16.1 Hooke’s law: stress and strain revisited  (Page 2/8)

How stiff are car springs?

What is the force constant for the suspension system of a car that settles 1.20 cm when an 80.0-kg person gets in?

Strategy

Consider the car to be in its equilibrium position $x=0$ before the person gets in. The car then settles down 1.20 cm, which means it is displaced to a position $x=-1\text{.}\text{20}\times {\text{10}}^{-2}\text{m}$ . At that point, the springs supply a restoring force $F$ equal to the person’s weight $w=\text{mg}=\left(\text{80}\text{.}0\text{kg}\right)\left(9\text{.}\text{80}{\text{m/s}}^2\right)=\text{784}\text{N}$ . We take this force to be $F$ in Hooke’s law.

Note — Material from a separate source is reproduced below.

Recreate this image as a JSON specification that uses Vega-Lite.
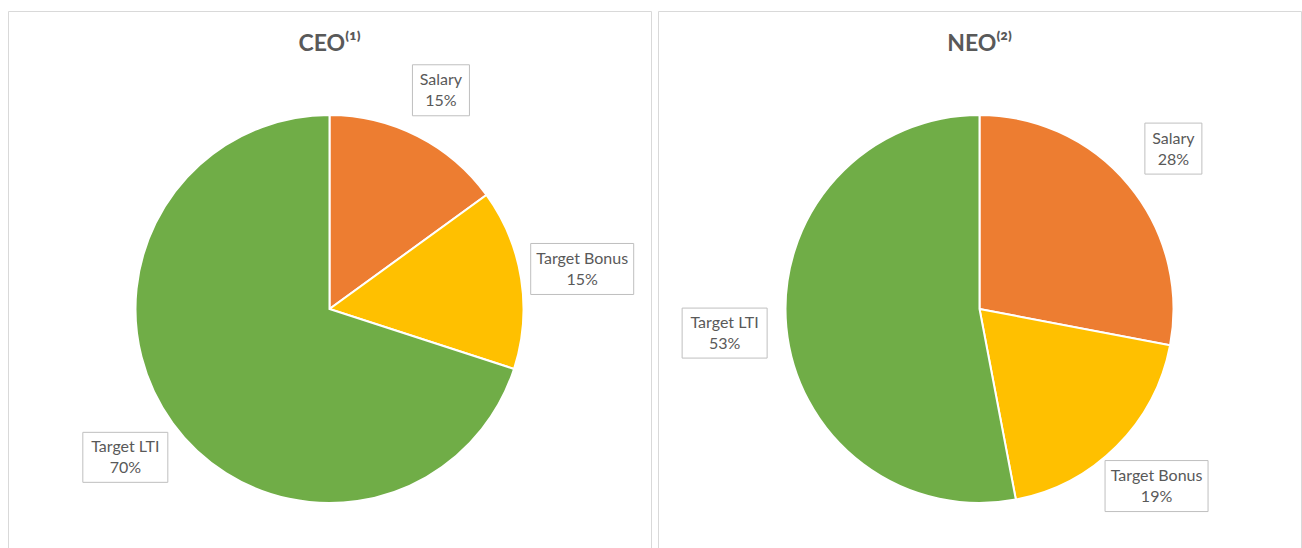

Knowing $F$ and $x$ , we can then solve the force constant $k$ .

Solution

1. Solve Hooke’s law, $F=-\text{kx}$ , for $k$ :
   $k=-\frac{F}{x}.$

   Substitute known values and solve $k$ :

   $\begin{array}{lll}k& =& -\frac{\text{784}\text{N}}{-1\text{.}\text{20}\times {\text{10}}^{-2}\text{m}}\\ & =& 6\text{.}\text{53}\times {\text{10}}^4\text{N/m}.\end{array}$

Discussion

Note that $F$ and $x$ have opposite signs because they are in opposite directions—the restoring force is up, and the displacement is down. Also, note that the car would oscillate up and down when the person got in if it were not for damping (due to frictional forces) provided by shock absorbers. Bouncing cars are a sure sign of bad shock absorbers.